I've made sourdough starter with organic whole-grain flour, as well as one with rye flour. Here's how I made it:
- Mix the flour with water.
- Cover and let it develop for 12 hours in dark, draft-free place.
- Remove half of it, replenish with fresh flour and water, then back to step 1.
- Once the starter double's itself every 12 hours you start replenishing with white flour.
- After yeast is a week old and still going strong, it's safe to use.
Like with the grapes you mentioned, this works because of the natural yeast from the fields it was grown in lives on the wheat or rye. I would be willing to bet that similarly, yeast lives on the barley, however, since the barley used in brewing has been malted all of the yeast is killed off.
I think you'd have to get the yeast using unmalted barley or organic barley flour, and along with it you'd probably pick up some Lactobacillus as you do in sourdough. This would give you that distinct sour flavor by producing lactic acid during your fermentation.
Also, as you mentioned, the vigorous boiling will kill any yeast off, so you must figure out how to: introduce barley and its yeast to a prime growing environment, crowd out any other bacteria that might be living on the barley, stabilize the yeast strain, and pitch it after your wort has cooled to room temperature.
I would just get a yeast culture the same way you do with bread (of course being more carefull and sanitary):
- Mix some finely-ground barley/organic barley flour (unmalted would render the best results I imagine) with water (maybe some liquid malt extract as well to feed the yeast?).

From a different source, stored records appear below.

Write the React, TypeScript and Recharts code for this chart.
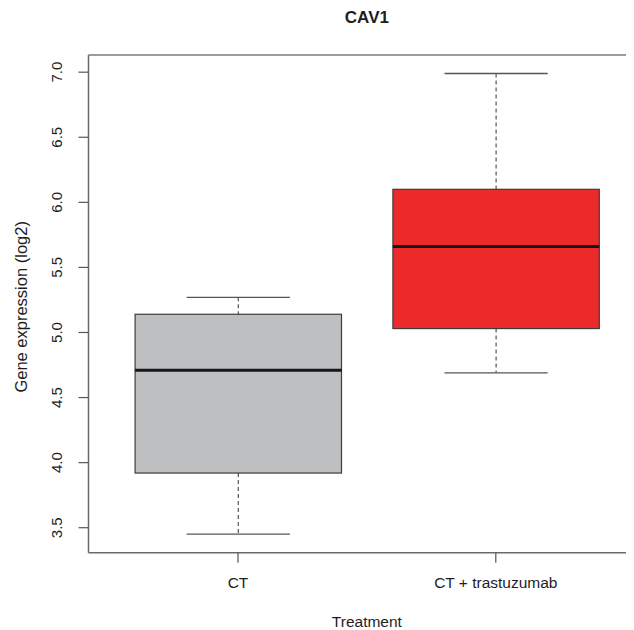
import React from 'react';
import { ComposedChart, Bar, XAxis, YAxis } from 'recharts';

const categories = ['CT', 'CT + trastuzumab'];
const whiskerLow = [3.45, 4.69];
const q1Values = [3.92, 5.03];
const medians = [4.71, 5.66];
const q3Values = [5.14, 6.1];
const whiskerHigh = [5.27, 6.99];
const boxColors = ['#BEBFC1', '#EC2A2A'];
const yTicks = [3.5, 4.0, 4.5, 5.0, 5.5, 6.0, 6.5, 7.0];

const data = categories.map((name, i) => ({
  name,
  low: whiskerLow[i],
  q1: q1Values[i],
  median: medians[i],
  q3: q3Values[i],
  high: whiskerHigh[i],
  box: [q1Values[i], q3Values[i]],
  fill: boxColors[i],
}));

const FONT = '"Liberation Sans", Arial, Helvetica, sans-serif';
const TEXT = '#1e1e1e';

const BoxShape = (props: any) => {
  const { x, y, width, height, payload } = props;
  const top = Math.min(y, y + height);
  const h = Math.abs(height);
  const ppu = h / (payload.q3 - payload.q1);
  const yOf = (v: number) => top + (payload.q3 - v) * ppu;
  const cx = x + width / 2;
  const capHalf = width / 4;
  const wStroke = '#555';
  return (
    <g>
      <line x1={cx} x2={cx} y1={yOf(payload.high)} y2={yOf(payload.q3)} stroke={wStroke} strokeWidth={1.2} strokeDasharray="4 3" />
      <line x1={cx} x2={cx} y1={yOf(payload.q1)} y2={yOf(payload.low)} stroke={wStroke} strokeWidth={1.2} strokeDasharray="4 3" />
      <line x1={cx - capHalf} x2={cx + capHalf} y1={yOf(payload.high)} y2={yOf(payload.high)} stroke={wStroke} strokeWidth={1.3} />
      <line x1={cx - capHalf} x2={cx + capHalf} y1={yOf(payload.low)} y2={yOf(payload.low)} stroke={wStroke} strokeWidth={1.3} />
      <rect x={x} y={top} width={width} height={h} fill={payload.fill} stroke="#3c3c3c" strokeWidth={1.2} />
      <line x1={x} x2={x + width} y1={yOf(payload.median)} y2={yOf(payload.median)} stroke="#161616" strokeWidth={3} />
    </g>
  );
};

const YTick = (props: any) => {
  const { x, y, payload } = props;
  return (
    <text x={x} y={y} transform={`rotate(-90, ${x}, ${y})`} textAnchor="middle" fontFamily={FONT} fontSize={15} fill={TEXT}>
      {Number(payload.value).toFixed(1)}
    </text>
  );
};

const XTick = (props: any) => {
  const { x, y, payload } = props;
  return (
    <text x={x} y={y} dy="0.71em" textAnchor="middle" fontFamily={FONT} fontSize={15.5} fill={TEXT}>
      {payload.value}
    </text>
  );
};

const TitleLabel = (props: any) => {
  const vb = props.viewBox || {};
  const cx = vb.x + vb.width / 2;
  return (
    <text x={cx} y={23} textAnchor="middle" fontFamily={FONT} fontSize={17} fontWeight="bold" fill={TEXT}>
      CAV1
    </text>
  );
};

const XTitle = (props: any) => {
  const vb = props.viewBox || {};
  const cx = vb.x + vb.width / 2;
  return (
    <text x={cx} y={vb.y + vb.height - 3.5} textAnchor="middle" fontFamily={FONT} fontSize={15.5} fill={TEXT}>
      Treatment
    </text>
  );
};

const YTitle = (props: any) => {
  const vb = props.viewBox || {};
  const x = vb.x + 27;
  const y = vb.y + vb.height / 2 + 3;
  return (
    <text x={x} y={y} transform={`rotate(-90, ${x}, ${y})`} textAnchor="middle" fontFamily={FONT} fontSize={16.5} fill={TEXT}>
      Gene expression (log2)
    </text>
  );
};

export default function App() {
  return (
    <div style={{ margin: '-8px 0 0 -8px', width: 634, height: 630, overflow: 'hidden', background: '#fff' }}>
      <ComposedChart width={660} height={630} data={data} margin={{ top: 0, right: 14.7, bottom: 0, left: 0 }}>
        <XAxis
          dataKey="name"
          type="category"
          height={77.3}
          padding={{ left: 20.6, right: 20.6 }}
          tickSize={10}
          tickMargin={14}
          tick={<XTick />}
          tickLine={{ stroke: '#555', strokeWidth: 1.2 }}
          axisLine={{ stroke: '#6a6a6a', strokeWidth: 1.5 }}
          label={{ content: <XTitle /> }}
        />
        <XAxis
          xAxisId="top"
          dataKey="name"
          orientation="top"
          height={55}
          tick={false}
          tickLine={false}
          axisLine={{ stroke: '#7a7a7a', strokeWidth: 1.5 }}
          label={{ content: <TitleLabel /> }}
        />
        <YAxis
          type="number"
          domain={[3.308, 7.132]}
          ticks={yTicks}
          allowDataOverflow
          width={88.5}
          tickSize={10}
          tickMargin={16}
          tick={<YTick />}
          tickLine={{ stroke: '#555', strokeWidth: 1.2 }}
          axisLine={{ stroke: '#6a6a6a', strokeWidth: 1.5 }}
          label={{ content: <YTitle /> }}
        />
        <Bar dataKey="box" barSize={206.4} shape={<BoxShape />} isAnimationActive={false} />
      </ComposedChart>
    </div>
  );
}
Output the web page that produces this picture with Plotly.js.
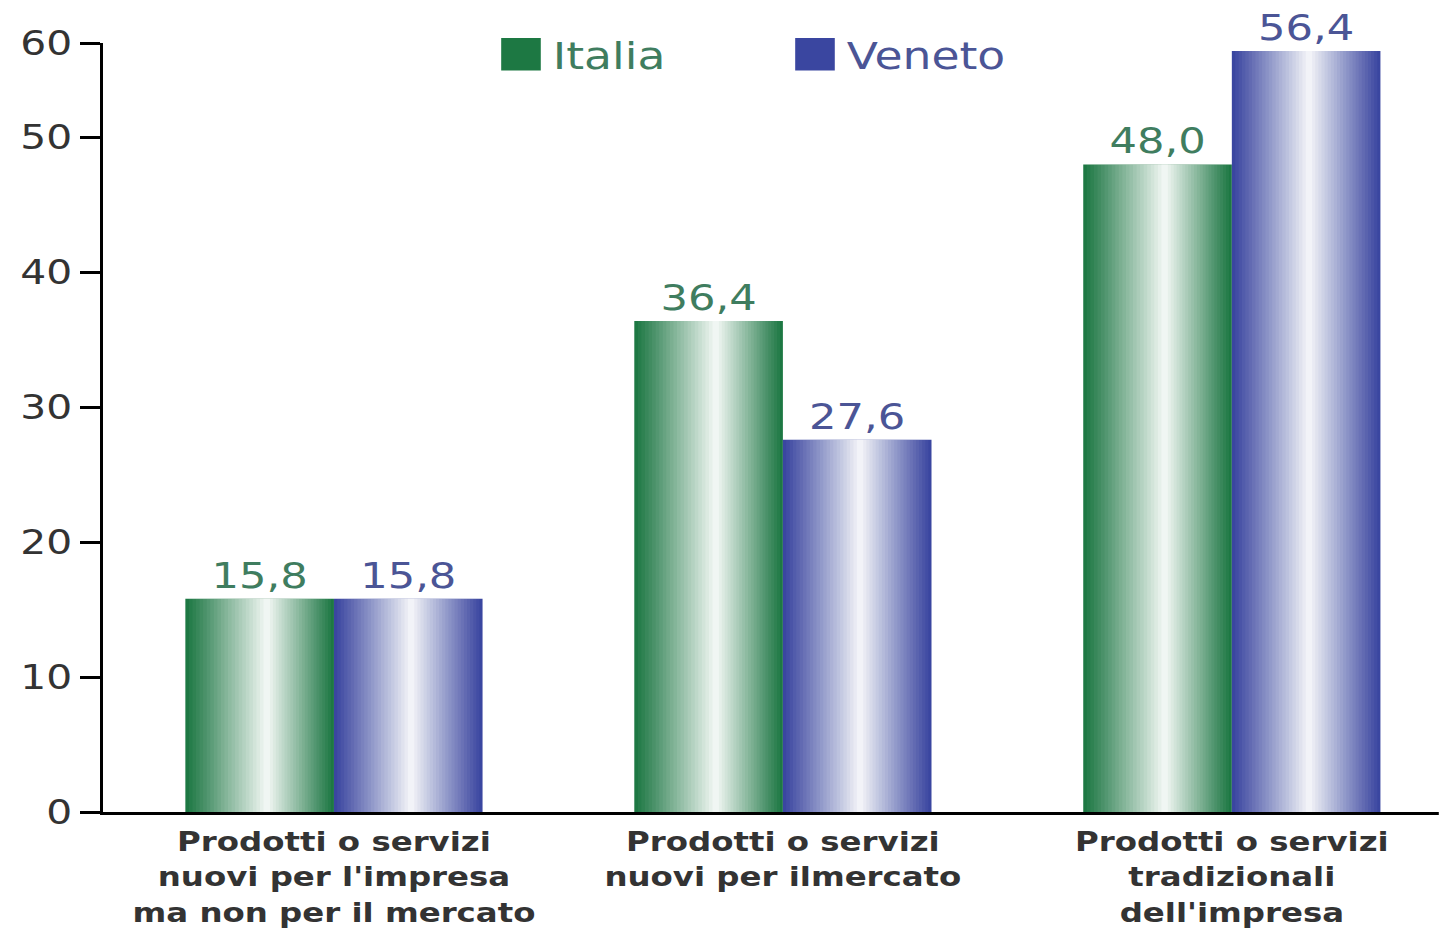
<!DOCTYPE html>
<html>
<head>
<meta charset="utf-8">
<script src="https://cdn.plot.ly/plotly-3.0.1.min.js"></script>
<style>
  html, body { margin: 0; padding: 0; background: #ffffff; overflow: hidden; }
  #chart { width: 1199px; height: 930px; transform: scaleX(1.2); transform-origin: 0 0; }
</style>
</head>
<body>
<div id="chart"></div>
<script>
// ---- data ----
const categories = [
  "Prodotti o servizi<br>nuovi per l'impresa<br>ma non per il mercato",
  "Prodotti o servizi<br>nuovi per ilmercato",
  "Prodotti o servizi<br>tradizionali<br>dell'impresa"
];
const italia = [15.8, 36.4, 48.0];
const veneto = [15.8, 27.6, 56.4];
const seriesNames = ["Italia", "Veneto"];
const yTickVals = [0, 10, 20, 30, 40, 50, 57];
const yTickText = ["0", "10", "20", "30", "40", "50", "60"];

// ---- styling ----
const FONT = "DejaVu Sans, Verdana, sans-serif";
const fmt = v => v.toFixed(1).replace(".", ",");

function gradientBars(name, values, baseColor, labelColor, offset, width, peak) {
  const traces = [];
  traces.push({
    type: "bar", name: '<span style="color:' + labelColor + '">' + name + '</span>',
    x: categories, y: values, offset: offset, width: width,
    marker: { color: baseColor, line: { width: 0 } },
    text: values.map(fmt), textposition: "outside", cliponaxis: false,
    textfont: { family: FONT, size: 36, color: labelColor },
    hoverinfo: "y+name"
  });
  const N = 22, maxWhite = 0.94;
  let prev = 0;
  for (let k = 1; k <= N; k++) {
    const level = k / (N + 1);
    const f = maxWhite * k / N;
    const alpha = (f - prev) / (1 - prev);
    prev = f;
    const left = peak * width * (1 - level);
    const right = (1 - peak) * width * (1 - level);
    traces.push({
      type: "bar", x: categories, y: values,
      offset: offset + peak * width - left, width: left + right,
      marker: { color: "rgba(255,255,255," + alpha.toFixed(4) + ")", line: { width: 0 } },
      showlegend: false, hoverinfo: "skip"
    });
  }
  return traces;
}

const barW = 0.331;
const data = []
  .concat(gradientBars(seriesNames[0], italia, "#1d7843", "#3f7d5f", -barW, barW, 0.55))
  .concat(gradientBars(seriesNames[1], veneto, "#3a46a0", "#4b5596", 0, barW, 0.52));

const layout = {
  width: 1199, height: 930,
  margin: { l: 86, r: 0, t: 43, b: 118, pad: 0 },
  paper_bgcolor: "#ffffff", plot_bgcolor: "#ffffff",
  barmode: "overlay",
  showlegend: true,
  legend: {
    orientation: "h", x: 0.289, xanchor: "left", y: 0.985, yanchor: "middle",
    font: { family: FONT, size: 38 }, bgcolor: "rgba(0,0,0,0)",
    itemwidth: 43, entrywidth: 187, traceorder: "normal"
  },
  xaxis: {
    type: "category", range: [-0.514, 2.461],
    showline: true, linecolor: "#000000", linewidth: 3,
    ticks: "", showgrid: false, zeroline: false, ticklabelstandoff: 4,
    tickfont: { family: FONT, size: 27, color: "#333333", weight: "bold" }
  },
  yaxis: {
    range: [0, 57], tickvals: yTickVals, ticktext: yTickText,
    showline: true, linecolor: "#000000", linewidth: 3,
    ticks: "outside", ticklen: 16, tickwidth: 3, tickcolor: "#000000",
    showgrid: false, zeroline: false,
    tickfont: { family: FONT, size: 34, color: "#333333" }
  }
};

Plotly.newPlot("chart", data, layout, { displayModeBar: false, staticPlot: true }).then(() => {
  document.querySelectorAll("#chart .legend .legendpoints path").forEach(p => {
    const t = p.getAttribute("transform") || "";
    p.setAttribute("transform", t + " scale(2.75,2.7)");
  });
});
</script>
</body>
</html>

- Put in a sanitized container with an airlock or in an air-tight container and let it develop for 12 hours in dark, draft-free place.
- Remove half of it, replenish with fresh finely-ground barley/organic barley flour and water (lme?), then back to step 1.
- Once the starter is going strong (lots of CO2 and activity) you start replenishing with malt extract only so you don't introduce any more foreign organisms.
- After yeast is a week old and still going strong (and doesn't smell funky), it's safe to use.
You pose a very interesting question and I am very tempted to try this myself. It works with bread, why not beer? I think the key is going to be to get the yeast culture up and going long enough to crowd out any other organisms that might be living in there. If you find a good strain, just keep it alive and reuse it!
Let us know if you try something out and how it went!